■ MATERIAL TO PROCESS ■

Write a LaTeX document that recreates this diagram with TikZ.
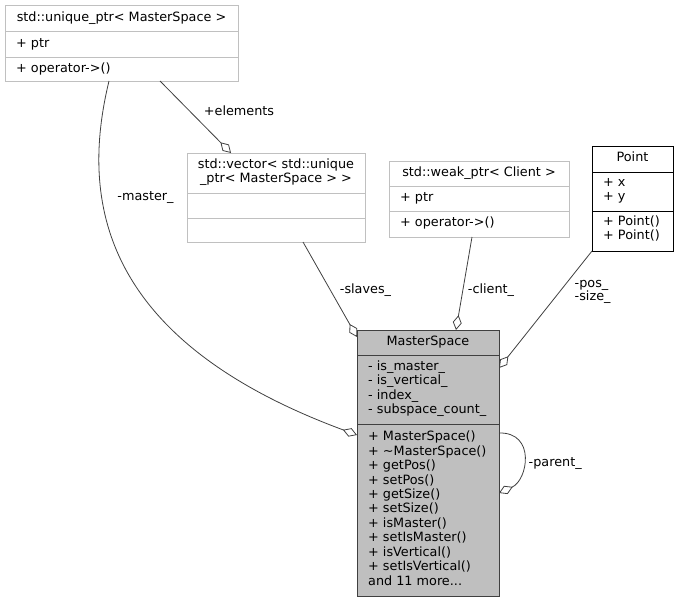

---

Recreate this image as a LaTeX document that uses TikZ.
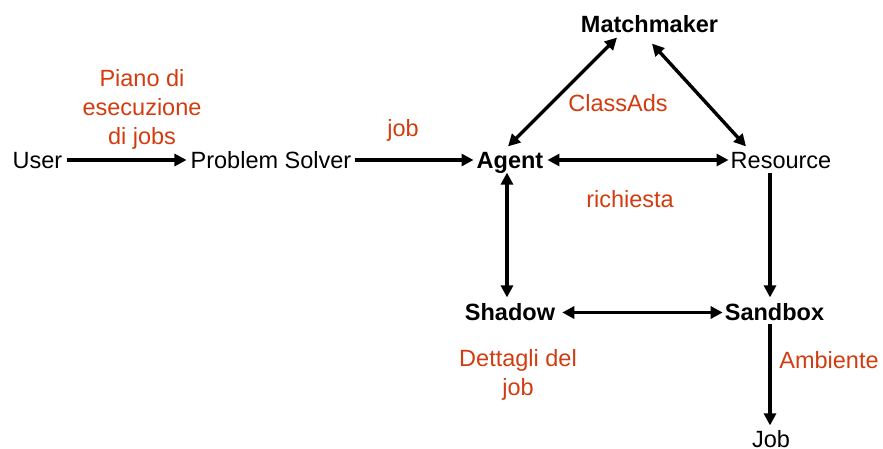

...

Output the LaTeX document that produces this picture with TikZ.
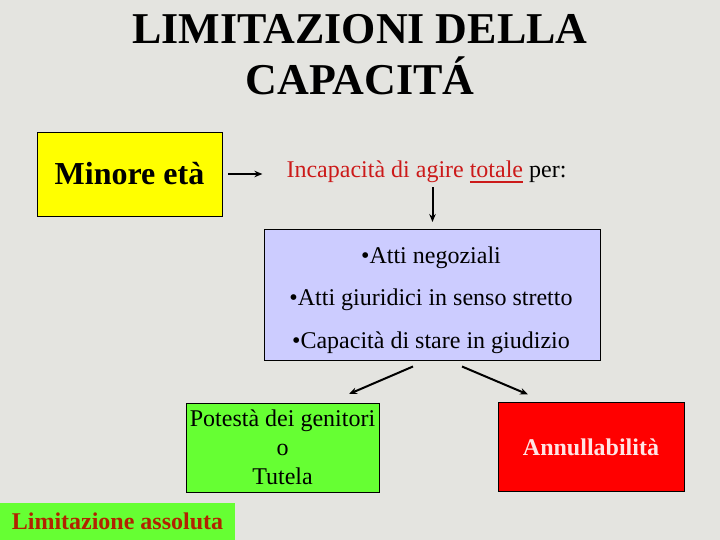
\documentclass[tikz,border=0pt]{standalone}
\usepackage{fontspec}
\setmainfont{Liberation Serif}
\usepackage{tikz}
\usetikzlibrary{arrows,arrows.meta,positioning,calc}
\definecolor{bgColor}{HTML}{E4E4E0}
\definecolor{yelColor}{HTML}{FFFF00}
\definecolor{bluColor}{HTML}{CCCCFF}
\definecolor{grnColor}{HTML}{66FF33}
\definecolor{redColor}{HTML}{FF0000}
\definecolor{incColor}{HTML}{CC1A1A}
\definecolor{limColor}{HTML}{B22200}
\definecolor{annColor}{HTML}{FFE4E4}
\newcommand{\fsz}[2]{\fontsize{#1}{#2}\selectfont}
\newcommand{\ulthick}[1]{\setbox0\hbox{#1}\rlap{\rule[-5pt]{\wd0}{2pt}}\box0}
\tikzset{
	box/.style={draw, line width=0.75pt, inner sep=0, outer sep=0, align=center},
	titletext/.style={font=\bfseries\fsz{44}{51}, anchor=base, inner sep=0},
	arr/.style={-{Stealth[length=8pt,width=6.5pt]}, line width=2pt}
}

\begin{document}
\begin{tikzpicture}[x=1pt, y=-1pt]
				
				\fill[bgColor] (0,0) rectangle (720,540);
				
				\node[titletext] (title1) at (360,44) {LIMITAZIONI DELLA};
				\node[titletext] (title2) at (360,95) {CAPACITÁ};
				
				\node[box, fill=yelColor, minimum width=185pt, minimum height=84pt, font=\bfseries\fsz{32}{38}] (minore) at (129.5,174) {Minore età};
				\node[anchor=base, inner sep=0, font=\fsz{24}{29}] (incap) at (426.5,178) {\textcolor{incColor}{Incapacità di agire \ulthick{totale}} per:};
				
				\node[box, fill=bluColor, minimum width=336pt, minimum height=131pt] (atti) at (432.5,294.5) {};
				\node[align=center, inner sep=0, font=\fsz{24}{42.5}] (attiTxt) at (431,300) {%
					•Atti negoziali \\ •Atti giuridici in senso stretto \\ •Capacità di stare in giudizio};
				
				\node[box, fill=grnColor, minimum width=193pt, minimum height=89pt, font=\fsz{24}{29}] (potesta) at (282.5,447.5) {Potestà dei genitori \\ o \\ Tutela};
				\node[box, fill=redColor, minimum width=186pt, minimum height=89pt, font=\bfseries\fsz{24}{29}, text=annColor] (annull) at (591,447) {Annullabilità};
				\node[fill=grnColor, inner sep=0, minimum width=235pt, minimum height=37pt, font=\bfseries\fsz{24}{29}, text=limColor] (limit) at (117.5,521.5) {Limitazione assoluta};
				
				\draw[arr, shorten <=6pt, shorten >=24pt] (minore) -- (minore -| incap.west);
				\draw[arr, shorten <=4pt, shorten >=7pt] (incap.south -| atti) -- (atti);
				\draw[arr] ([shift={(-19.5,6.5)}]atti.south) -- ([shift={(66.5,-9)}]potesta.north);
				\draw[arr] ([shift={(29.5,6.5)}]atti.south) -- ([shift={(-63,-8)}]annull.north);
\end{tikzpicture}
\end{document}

■ WHAT THIS TASK INVOLVES ■
List every line from the entries above in which "LaTeX" appears.

■ ANSWER ■
Write a LaTeX document that recreates this diagram with TikZ.
Recreate this image as a LaTeX document that uses TikZ.
Output the LaTeX document that produces this picture with TikZ.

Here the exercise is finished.